Instructions for the task — Extract the text of each entry below exactly, leaving every image behind.

Information given —

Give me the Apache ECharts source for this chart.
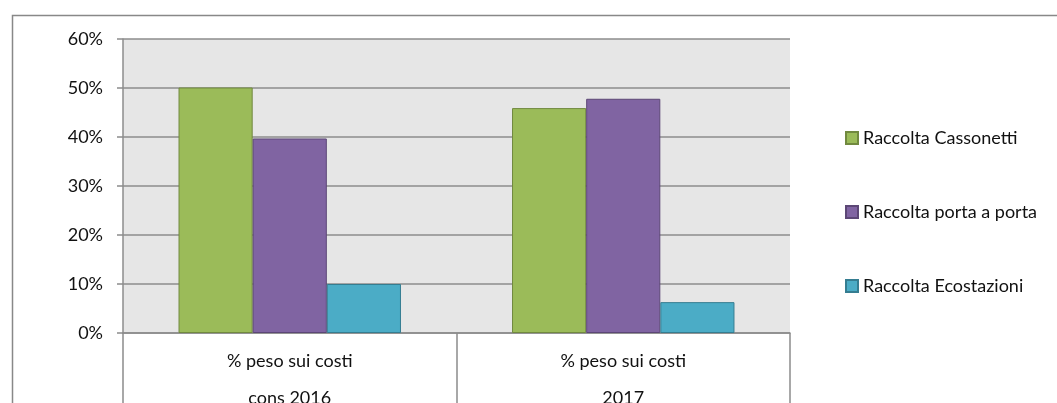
<!DOCTYPE html>
<html><head><meta charset="utf-8">
<script src="https://cdn.jsdelivr.net/npm/echarts@6/dist/echarts.min.js"></script>
<style>html,body{margin:0;padding:0;background:#fff}#c{width:1057px;height:403px}</style>
</head><body><div id="c"></div>
<script>
const categories = ['% peso sui costi\ncons 2016', '% peso sui costi\n2017'];
const seriesNames = ['Raccolta Cassonetti', 'Raccolta porta a porta', 'Raccolta Ecostazioni'];
const cassonetti = [0.501, 0.459];
const portaAPorta = [0.397, 0.478];
const ecostazioni = [0.100, 0.063];
const yTicks = [0, 0.1, 0.2, 0.3, 0.4, 0.5, 0.6];

const colors = ['#9BBB59', '#8064A2', '#4BACC6'];
const borders = ['#71893F', '#5C4776', '#357D91'];
const values = [cassonetti, portaAPorta, ecostazioni];
const FONT = 'Lato';

const chart = echarts.init(document.getElementById('c'), null, {renderer: 'canvas'});
chart.setOption({
  animation: false,
  textStyle: {fontFamily: FONT},
  graphic: [{
    type: 'rect', left: 10, top: 13, silent: true, z: -1,
    shape: {width: 1100, height: 500},
    style: {fill: null, stroke: '#888888', lineWidth: 1.5}
  }],
  grid: {left: 123, top: 39, width: 667, height: 294, show: true, backgroundColor: '#E6E6E6',
    borderWidth: 0, containLabel: false, outerBoundsMode: 'none'},
  legend: {
    orient: 'vertical', left: 840, top: 124, itemGap: 56,
    itemWidth: 12, itemHeight: 12, icon: 'rect',
    textStyle: {fontFamily: FONT, fontSize: 18, color: '#111'},
    data: seriesNames
  },
  xAxis: {
    type: 'category', data: categories,
    axisLine: {show: true, lineStyle: {color: '#8C8C8C', width: 1.5}},
    axisTick: {show: true, alignWithLabel: false, length: 80, lineStyle: {color: '#8C8C8C', width: 1.5}},
    axisLabel: {fontFamily: FONT, fontSize: 18, color: '#111', lineHeight: 37, margin: 10}
  },
  yAxis: {
    type: 'value', min: yTicks[0], max: yTicks[yTicks.length - 1], interval: 0.1,
    axisLine: {show: true, lineStyle: {color: '#8C8C8C', width: 1.5}},
    axisTick: {show: true, length: 6, lineStyle: {color: '#8C8C8C', width: 1.5}},
    splitLine: {show: true, lineStyle: {color: '#8C8C8C', width: 1.5}},
    axisLabel: {fontFamily: FONT, fontSize: 18, color: '#111', margin: 20,
      formatter: v => Math.round(v * 100) + '%'}
  },
  series: seriesNames.map((n, i) => ({
    name: n, type: 'bar', data: values[i],
    barGap: 0, barCategoryGap: '33.3%',
    itemStyle: {color: colors[i], borderColor: borders[i], borderWidth: 1}
  }))
});
</script></body></html>
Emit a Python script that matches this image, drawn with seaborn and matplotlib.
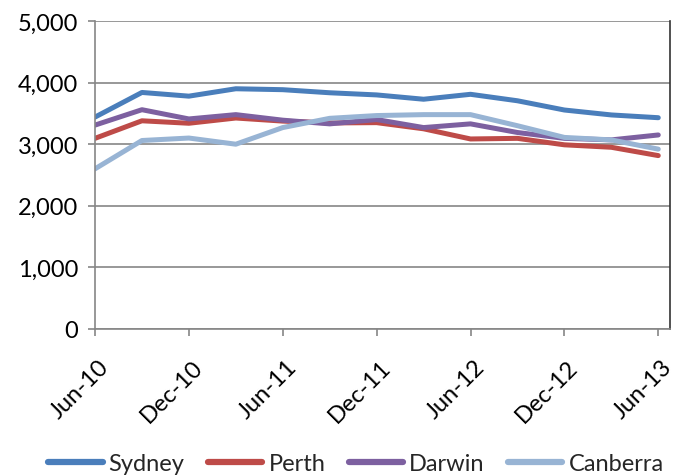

Solution for this problem —
Give me the Apache ECharts source for this chart.
<!DOCTYPE html>
<html><head><meta charset="utf-8">
<script src="https://cdn.jsdelivr.net/npm/echarts@6/dist/echarts.min.js"></script>
<style>html,body{margin:0;padding:0;background:#fff}#c{width:1057px;height:403px}</style>
</head><body><div id="c"></div>
<script>
const categories = ['% peso sui costi\ncons 2016', '% peso sui costi\n2017'];
const seriesNames = ['Raccolta Cassonetti', 'Raccolta porta a porta', 'Raccolta Ecostazioni'];
const cassonetti = [0.501, 0.459];
const portaAPorta = [0.397, 0.478];
const ecostazioni = [0.100, 0.063];
const yTicks = [0, 0.1, 0.2, 0.3, 0.4, 0.5, 0.6];

const colors = ['#9BBB59', '#8064A2', '#4BACC6'];
const borders = ['#71893F', '#5C4776', '#357D91'];
const values = [cassonetti, portaAPorta, ecostazioni];
const FONT = 'Lato';

const chart = echarts.init(document.getElementById('c'), null, {renderer: 'canvas'});
chart.setOption({
  animation: false,
  textStyle: {fontFamily: FONT},
  graphic: [{
    type: 'rect', left: 10, top: 13, silent: true, z: -1,
    shape: {width: 1100, height: 500},
    style: {fill: null, stroke: '#888888', lineWidth: 1.5}
  }],
  grid: {left: 123, top: 39, width: 667, height: 294, show: true, backgroundColor: '#E6E6E6',
    borderWidth: 0, containLabel: false, outerBoundsMode: 'none'},
  legend: {
    orient: 'vertical', left: 840, top: 124, itemGap: 56,
    itemWidth: 12, itemHeight: 12, icon: 'rect',
    textStyle: {fontFamily: FONT, fontSize: 18, color: '#111'},
    data: seriesNames
  },
  xAxis: {
    type: 'category', data: categories,
    axisLine: {show: true, lineStyle: {color: '#8C8C8C', width: 1.5}},
    axisTick: {show: true, alignWithLabel: false, length: 80, lineStyle: {color: '#8C8C8C', width: 1.5}},
    axisLabel: {fontFamily: FONT, fontSize: 18, color: '#111', lineHeight: 37, margin: 10}
  },
  yAxis: {
    type: 'value', min: yTicks[0], max: yTicks[yTicks.length - 1], interval: 0.1,
    axisLine: {show: true, lineStyle: {color: '#8C8C8C', width: 1.5}},
    axisTick: {show: true, length: 6, lineStyle: {color: '#8C8C8C', width: 1.5}},
    splitLine: {show: true, lineStyle: {color: '#8C8C8C', width: 1.5}},
    axisLabel: {fontFamily: FONT, fontSize: 18, color: '#111', margin: 20,
      formatter: v => Math.round(v * 100) + '%'}
  },
  series: seriesNames.map((n, i) => ({
    name: n, type: 'bar', data: values[i],
    barGap: 0, barCategoryGap: '33.3%',
    itemStyle: {color: colors[i], borderColor: borders[i], borderWidth: 1}
  }))
});
</script></body></html>
Emit a Python script that matches this image, drawn with seaborn and matplotlib.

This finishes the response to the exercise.